Fenomena Ikhwan, jemaah pengajian, bahkan dikenal sebagai ustadz tapi lalai dalam urusan mencari nafkah untuk keluarga bukan isapan jempol belaka.
Lucunya, sang Ikhwan bertameng dengan kata qanaah untuk menutupi kemalasannya dalam mencari nafkah.
Berkali-kali saya temui para istri yang sibuk mengantar dan menjajakan dagangannya. Sementara ketika saya ke rumahnya, sang suami asyik tidur-tiduran di rumah. Tidak pernah terlihat aktif dalam kegiatan keumatan maupun kegiatan produktif lainnya.
Ada pula seorang Ikhwan, pandai berbahasa Arab, hafal sekian juz, bahkan lulusan kampus dakwah terkenal di negeri ini tapi pekerjaannya hanya mengandalkan amplop ceramah dari satu pengajian ke pengajian lainnya, meski itupun jarang-jarang ada. Sementara sang istri membantu sekuat tenaga dengan segala keahliannya. Mulai dari menjahit baju, menjual makanan hasil masakannya sendiri, bahkan mengajar privat sana sini demi kebutuhan hidup mereka. Bahkan orang tuanya pun masih sering membantu secara finansial untuk kebutuhan mereka.
Lain lagi dengan ikhwan lain yang saya kenal. Berkali-kali dicarikan pekerjaan agar bisa menopang hidup keluarganya, tapi hanya bertahan dalam hitungan bulan. Padahal dia diprioritaskan agar dapat pekerjaan tetap. Sampai-sampai yang mencarikan pekerjaan bosan, kalopun dicarikan pekerjaan lagi paling sama saja seperti yang sudah-sudah. Keluar dari pekerjaan tanpa alasan yang jelas. Sementara kebutuhan keluarga terus ditopang oleh sang istri. Kadang sang istri bekerja jadi tukang cuci, kadang antar jemput anak sekolah, kadang antar barang kesana sini.
Saya ngelus dada liat fenomena ikhwan-ikhwan ini… Apa mereka ini sebelum mengambil anak orang tidak belajar dulu tentang kewajiban dan tanggung jawab suami? Apa dulu orang tuanya tidak mengajari anak laki-lakinya supaya punggungnya tetap tegak demi memikul tanggung jawab keluarga? Apa orang tuanya tidak mengajari anak laki-lakinya bekerja keras? Apa para ustadz kurang membahas perihal kewajiban suami? Entahlah…

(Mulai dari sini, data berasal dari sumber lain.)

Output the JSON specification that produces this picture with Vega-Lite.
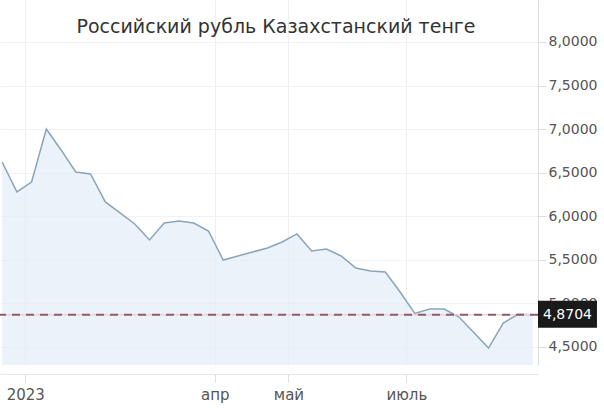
{
  "$schema": "https://vega.github.io/schema/vega-lite/v6.json",
  "width": 538,
  "height": 365,
  "padding": {"left": 0, "top": 0, "right": 66, "bottom": 50},
  "autosize": {"type": "none"},
  "background": "white",
  "title": {
    "text": "Российский рубль Казахстанский тенге",
    "anchor": "middle",
    "frame": "group",
    "offset": -52,
    "baseline": "alphabetic",
    "dx": 7,
    "font": "DejaVu Sans",
    "fontSize": 19,
    "fontWeight": "normal",
    "color": "#333333"
  },
  "config": {
    "view": {"stroke": null},
    "axis": {"labelFont": "DejaVu Sans", "labelColor": "#555555"}
  },
  "datasets": {
    "rate": [
      {"date": "2022-12-21", "value": 6.623},
      {"date": "2022-12-28", "value": 6.279},
      {"date": "2023-01-04", "value": 6.393},
      {"date": "2023-01-11", "value": 7.002},
      {"date": "2023-01-18", "value": 6.761},
      {"date": "2023-01-25", "value": 6.508},
      {"date": "2023-02-01", "value": 6.485},
      {"date": "2023-02-08", "value": 6.164},
      {"date": "2023-02-15", "value": 6.038},
      {"date": "2023-02-22", "value": 5.911},
      {"date": "2023-03-01", "value": 5.728},
      {"date": "2023-03-08", "value": 5.923},
      {"date": "2023-03-15", "value": 5.946},
      {"date": "2023-03-22", "value": 5.923},
      {"date": "2023-03-29", "value": 5.831},
      {"date": "2023-04-05", "value": 5.498},
      {"date": "2023-04-12", "value": 5.544},
      {"date": "2023-04-19", "value": 5.59},
      {"date": "2023-04-26", "value": 5.636},
      {"date": "2023-05-03", "value": 5.705},
      {"date": "2023-05-10", "value": 5.797},
      {"date": "2023-05-17", "value": 5.602},
      {"date": "2023-05-24", "value": 5.624},
      {"date": "2023-05-31", "value": 5.544},
      {"date": "2023-06-07", "value": 5.406},
      {"date": "2023-06-14", "value": 5.372},
      {"date": "2023-06-21", "value": 5.361},
      {"date": "2023-06-28", "value": 5.131},
      {"date": "2023-07-05", "value": 4.885},
      {"date": "2023-07-12", "value": 4.936},
      {"date": "2023-07-19", "value": 4.936},
      {"date": "2023-07-26", "value": 4.844},
      {"date": "2023-08-02", "value": 4.667},
      {"date": "2023-08-09", "value": 4.488},
      {"date": "2023-08-16", "value": 4.775},
      {"date": "2023-08-23", "value": 4.875},
      {"date": "2023-08-30", "value": 4.8704}
    ],
    "last": [
      {"label": "4,8704", "value": 4.8704, "lo": 4.72, "hi": 5.03}
    ]
  },
  "layer": [
    {
      "data": {"name": "rate"},
      "mark": {
        "type": "area",
        "clip": true,
        "color": "#e4edf6",
        "line": {"color": "#8aa5b9", "strokeWidth": 1.5}
      },
      "encoding": {
        "x": {
          "field": "date",
          "type": "temporal",
          "scale": {
            "type": "utc",
            "domain": [
              {"year": 2022, "month": 12, "date": 20, "utc": true},
              {"year": 2023, "month": 9, "date": 1, "hours": 12, "utc": true}
            ]
          },
          "axis": {
            "title": null,
            "orient": "bottom",
            "offset": 9,
            "values": [
              {"year": 2023, "month": 1, "date": 1, "utc": true},
              {"year": 2023, "month": 4, "date": 1, "utc": true},
              {"year": 2023, "month": 5, "date": 6, "utc": true},
              {"year": 2023, "month": 7, "date": 1, "utc": true}
            ],
            "labelExpr": "utcmonth(datum.value) == 0 ? '2023' : utcmonth(datum.value) == 3 ? 'апр' : utcmonth(datum.value) == 4 ? 'май' : 'июль'",
            "labelFontSize": 15,
            "labelPadding": 5,
            "tickSize": 8,
            "tickColor": "#dddddd",
            "domainColor": "#e6e6e6",
            "grid": true,
            "gridColor": "#eeeeee"
          }
        },
        "y": {
          "field": "value",
          "type": "quantitative",
          "scale": {"domain": [4.293, 8.482], "zero": false, "nice": false},
          "axis": {
            "title": null,
            "orient": "right",
            "values": [4.5, 5, 5.5, 6, 6.5, 7, 7.5, 8],
            "labelExpr": "replace(format(datum.value, '.4f'), '.', ',')",
            "labelFontSize": 14,
            "labelPadding": 2,
            "tickSize": 8,
            "tickColor": "#dddddd",
            "domainColor": "#dddddd",
            "grid": true,
            "gridColor": "#f2f2f2"
          }
        }
      }
    },
    {
      "mark": {"type": "rule", "color": "#c6c6c6", "strokeWidth": 2},
      "encoding": {"y": {"datum": 4.293}}
    },
    {
      "data": {"name": "last"},
      "mark": {"type": "rule", "color": "#ecd0d5", "strokeWidth": 1.5},
      "encoding": {"y": {"field": "value", "type": "quantitative"}}
    },
    {
      "data": {"name": "last"},
      "mark": {"type": "rule", "color": "#8e5c6a", "strokeWidth": 2, "strokeDash": [8, 6]},
      "encoding": {"y": {"field": "value", "type": "quantitative"}}
    },
    {
      "data": {"name": "last"},
      "mark": {"type": "rect", "color": "#1a1a1a", "clip": false},
      "encoding": {
        "x": {"datum": {"year": 2023, "month": 9, "date": 1, "hours": 12, "utc": true}},
        "x2": {"datum": {"year": 2023, "month": 9, "date": 29, "hours": 12, "utc": true}},
        "y": {"field": "lo", "type": "quantitative"},
        "y2": {"field": "hi"}
      }
    },
    {
      "data": {"name": "last"},
      "mark": {"type": "text", "color": "white", "font": "DejaVu Sans", "fontSize": 14, "align": "center", "baseline": "middle", "clip": false},
      "encoding": {
        "x": {"datum": {"year": 2023, "month": 9, "date": 15, "hours": 12, "utc": true}},
        "y": {"field": "value", "type": "quantitative"},
        "text": {"field": "label"}
      }
    }
  ]
}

Para suami yang (ngakunya) belajar agama tapi menikmati kengangguran dan menikmati dinafkahi oleh para istrinya, apa masih punya muka? Siangnya menikmati hasil keringat istri, malamnya menikmati tubuh sang istri. Jika seorang pelacur saja masih mendapat bayaran karena menjajakan tubuhnya, tapi para istri ini sudahlah harus melayani kebutuhan batin suaminya ditambah masih harus dibebani oleh berbagai tunggakan kontrakan, listrik, SPP anak atau kebutuhan lainnya. Entah suami macam apa mereka itu…
Bagaimana pula dia menghadapi hisabnya jika Allah tanya kenapa membiarkan istrinya keluar rumah untuk mencari nafkah? Sementara dirinya sehat, tidak pula cacat. Apa udzurnya?
Sekalinya sang istri mengingatkan suaminya akan kewajibannya sebagai pencari nafkah, segera saja berbagai dalil-dalil mengenai qanaah, sabar dan merasa cukup mereka keluarkan. Tidak lupa suaminya menceritakan pula kesabaran para wanita salaf dalam kemiskinan. Tapi sepertinya para suami ini lupa bahwa para salafus sholeh juga tidak ada yang menganggur atau menjadikan istrinya sebagai tulang punggung keluarga. Entah siapa salaf-nya para suami ‘menggemaskan’ ini
Demikianlah para orang tua…
Jika kalian memiliki anak laki-laki, didiklah ia agar menjadi kuat secara fisik serta tangguh secara mental. Didik dia agar menjadi pribadi yang bertanggung-jawab. Jangan sekedar mencekoki mereka dengan hafalan puluhan juz dan ribuan hadits tapi alpa sama sekali dengan kewajiban yang terlihat sangat dasar dan sepele. Karena sejatinya, mendidik anak laki-laki berarti mendidik seorang suami serta mendidik seorang ayah. Bahkan juga mendidik pemimpin umat.